9963 Sandage
- Orbits of Sandage (blue), the inner planets (red) and Jupiter (outermost)

Discovery
- Discovered by: E. F. Helin
- Discovery site: Palomar Obs.
- Discovery date: 9 January 1992

Designations
- Named after: Allan Sandage (American astronomer)
- Alternative designations: 1992 AN · 1976 NH 1989 CK_{6}
- Minor planet category: main-belt · Phocaea

Orbital characteristics
- Epoch 4 September 2017 (JD 2458000.5)
- Uncertainty parameter 0
- Observation arc: 28.13 yr (10,276 days)
- Aphelion: 2.9982 AU
- Perihelion: 1.6833 AU
- Semi-major axis: 2.3408 AU
- Eccentricity: 0.2809
- Orbital period (sidereal): 3.58 yr (1,308 days)
- Mean anomaly: 132.58°
- Mean motion: 0° 16^{m} 30.72^{s} / day
- Inclination: 23.461°
- Longitude of ascending node: 116.97°
- Argument of perihelion: 241.14°

Physical characteristics
- Dimensions: 5.45 km (calculated) 6.371±0.174 km
- Synodic rotation period: 4.6502±0.0008 h 4.65053±0.00013 h
- Geometric albedo: 0.158±0.025 0.23 (assumed)
- Spectral type: S
- Absolute magnitude (H): 12.9 · 12.95±0.25 · 13.080±0.002 (R) · 13.53 · 13.6

= 9963 Sandage =

Asteroid

9963 Sandage, provisional designation , is a stony Phocaea asteroid from the inner regions of the asteroid belt, approximately 6 kilometers in diameter.
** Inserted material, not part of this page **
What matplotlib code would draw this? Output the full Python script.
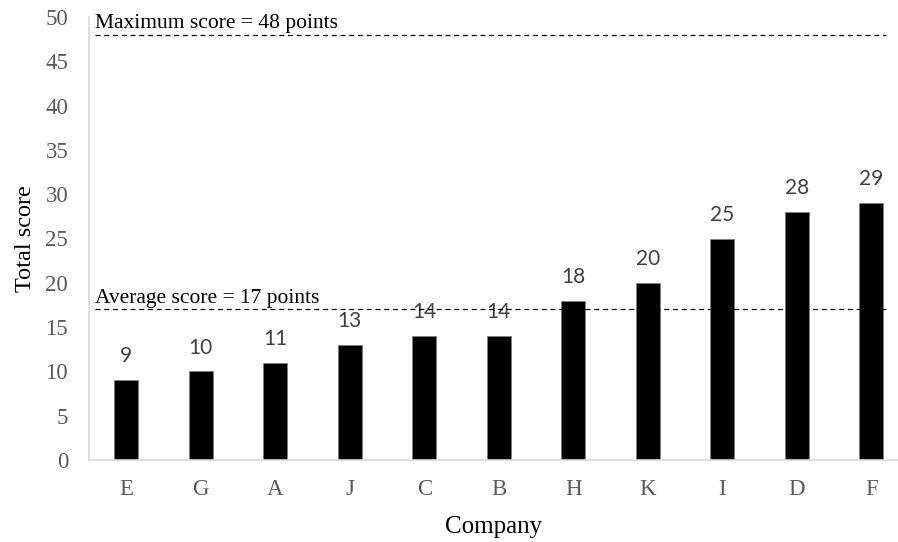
import matplotlib
matplotlib.use("Agg")
import matplotlib.pyplot as plt

# Company scores, sorted ascending
companies = ["E", "G", "A", "J", "C", "B", "H", "K", "I", "D", "F"]
scores = [9, 10, 11, 13, 14, 14, 18, 20, 25, 28, 29]
max_score = 48
avg_score = 17
y_ticks = [0, 5, 10, 15, 20, 25, 30, 35, 40, 45, 50]

W, H = 898, 542
fig = plt.figure(figsize=(W / 100, H / 100), dpi=100)
ax = fig.add_axes([89 / W, 1 - 460 / H, (W - 89) / W, 443 / H])

serif = "Liberation Serif"
x = list(range(len(companies)))
ax.bar(x, scores, width=0.32, color="black", edgecolor="#7f7f7f", linewidth=0.6, zorder=2)

for xi, v in zip(x, scores):
    ax.annotate(str(v), (xi, v), xytext=(0, 10), textcoords="offset points",
                ha="center", va="bottom", fontsize=15, color="#404040",
                family="Lato")

# Reference lines for maximum and average score
for val, label in [(max_score, "Maximum score = 48 points"),
                   (avg_score, "Average score = 17 points")]:
    ax.hlines(val, -0.42, 10.2, colors="black", linestyles=(0, (4, 3)),
              linewidth=0.9, zorder=3)
    ax.annotate(label, (-0.42, val), xytext=(0, 1), textcoords="offset points",
                ha="left", va="bottom", fontsize=15.5, color="black", family=serif)

ax.set_xlim(-0.5, -0.5 + (W - 89) / 74.5)
ax.set_ylim(0, 50)
ax.set_yticks(y_ticks)
ax.set_xticks(x)
ax.set_xticklabels(companies)

for lab in ax.get_xticklabels() + ax.get_yticklabels():
    lab.set_family(serif)
    lab.set_fontsize(16.5)
    lab.set_color("#595959")

ax.tick_params(axis="both", length=0)
ax.tick_params(axis="x", pad=14)
ax.tick_params(axis="y", pad=15)

for side in ["top", "right"]:
    ax.spines[side].set_visible(False)
for side in ["left", "bottom"]:
    ax.spines[side].set_color("#d9d9d9")
    ax.spines[side].set_linewidth(1.2)

ax.set_xlabel("Company", fontsize=18, family=serif, color="black", labelpad=11)
ax.set_ylabel("Total score", fontsize=17.5, family=serif, color="black", labelpad=7)

fig.savefig("out.png", dpi=100)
It was discovered by American astronomer Eleanor Helin at the Palomar Observatory in California on 9 January 1992, and later named after American astronomer Allan Sandage.

== Orbit and classification ==

Sandage is a stony member of the Phocaea family (701), a group of asteroids with similar orbital characteristics. It orbits the Sun in the inner main-belt at a distance of 1.7–3.0 AU once every 3 years and 7 months (1,308 days). Its orbit has an eccentricity of 0.28 and an inclination of 23° with respect to the ecliptic. First identified as at Crimea–Nauchnij in 1976, the body's observation arc begins at the German Karl Schwarzschild Observatory in 1989, or 3 years prior to its official discovery observation at Palomar.

== Physical characteristics ==

=== Rotation period ===

Two rotational lightcurves of Sandage were obtained from photometric observations at the Palomar Transient Factory and at Texas Tech's Preston Gott Observatory in November 2011 and June 2016, respectively. Lightcurve analysis gave a rotation period of 4.65 hours with a high brightness variation of 0.56 and 0.43 in magnitude, respectively (U=2/3-).

=== Diameter and albedo ===

According to the survey carried out by the NEOWISE mission of NASA's Wide-field Infrared Survey Explorer, Sandage measures 6.4 kilometers in diameter and its surface has an albedo of 0.16, while the Collaborative Asteroid Lightcurve Link assumes an albedo of 0.23 – derived from the family's largest member and namesake, 25 Phocaea – and calculates a diameter of 5.5 kilometers with an absolute magnitude of 13.53.

== Naming ==

This minor planet was named after American astronomer Allan Sandage (1926–2010), a worldwide known expert on stellar astronomy and observational cosmology, who worked at Palomar and Mount Wilson Observatory. Sandage determined the first reasonably accurate values for the Hubble constant and also discovered the first quasar. The official naming citation was published by the Minor Planet Center on 2 September 2001 (M.P.C. 43381).